I've enjoyed Michael Connelly's writing from his first book "The Black Echo" through the non Harry Bosch books. Connelly's characters, style and plotting are exciting yet plausable. Every word brings you closer to an ending that you know will both surprise and satisfy the most jaded mystery reader.

This was a good purchase and stands out as one of Connelly's best Harry Bosch books! Even though Harry is retired now, I and his other thousands of readers can only shout "MORE, MORE". Michael Connelly has lived up to his hero, writer Raymond Chandler. Writing exciting, intelligent who dun its and creating a more than good enough hero for solving them.
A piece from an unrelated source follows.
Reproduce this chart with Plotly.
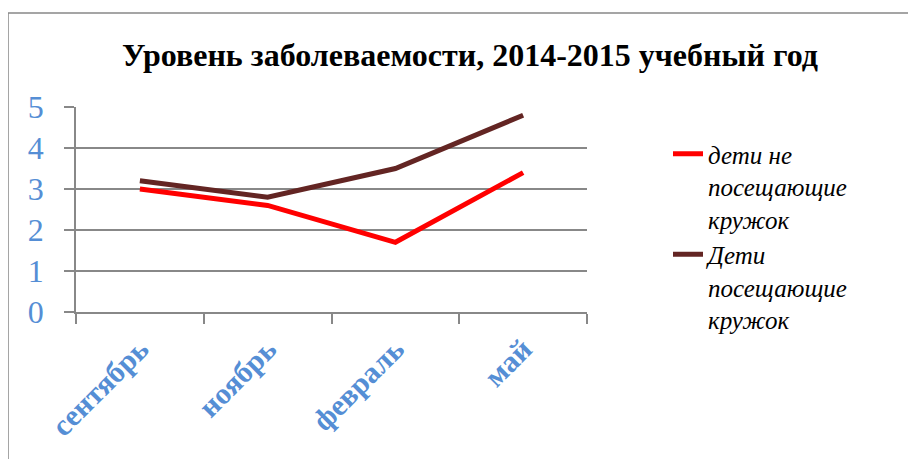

I have always got my money's worth with Michael Connelly books. Whether the Harry Bosch series or either of his less known series of mysteries. This was another great read.
John Row

Rating: 5 stars
Summary: simply fantastic. an immortal writer.
Review: i don't want to write a detailed reading report of this book in case to spoil other readers' pleasure. all i want to say is that this is one of the greatest writers who has delievered another great book, making the year of 2003 more satisfying than ever. connelly's writing seems getting better and better, so silky, natural and unpretentious. once you open this book and start reading, you just read along until your eyelids cannot keep opened. god, this story is so great, so deep and the plots so well woven. the writing, yes, the writing is, man, i've got to repeat it again, so smooth, so natural and so unpretentious. reading it is just like it's coming out of the heart of a great person. you have to read this.

Rating: 5 stars
Summary: Love Harry Bosch
Review: I couldn't put this book down, nor could any of my friends. We won't even borrow from one another. We all have to have our own. I loved this book. But the ending has my stumped. It almost sounded like the end of Harry -- he kind of rode off into the sunset. Say it isn't so. More Harry Bosch books -- please!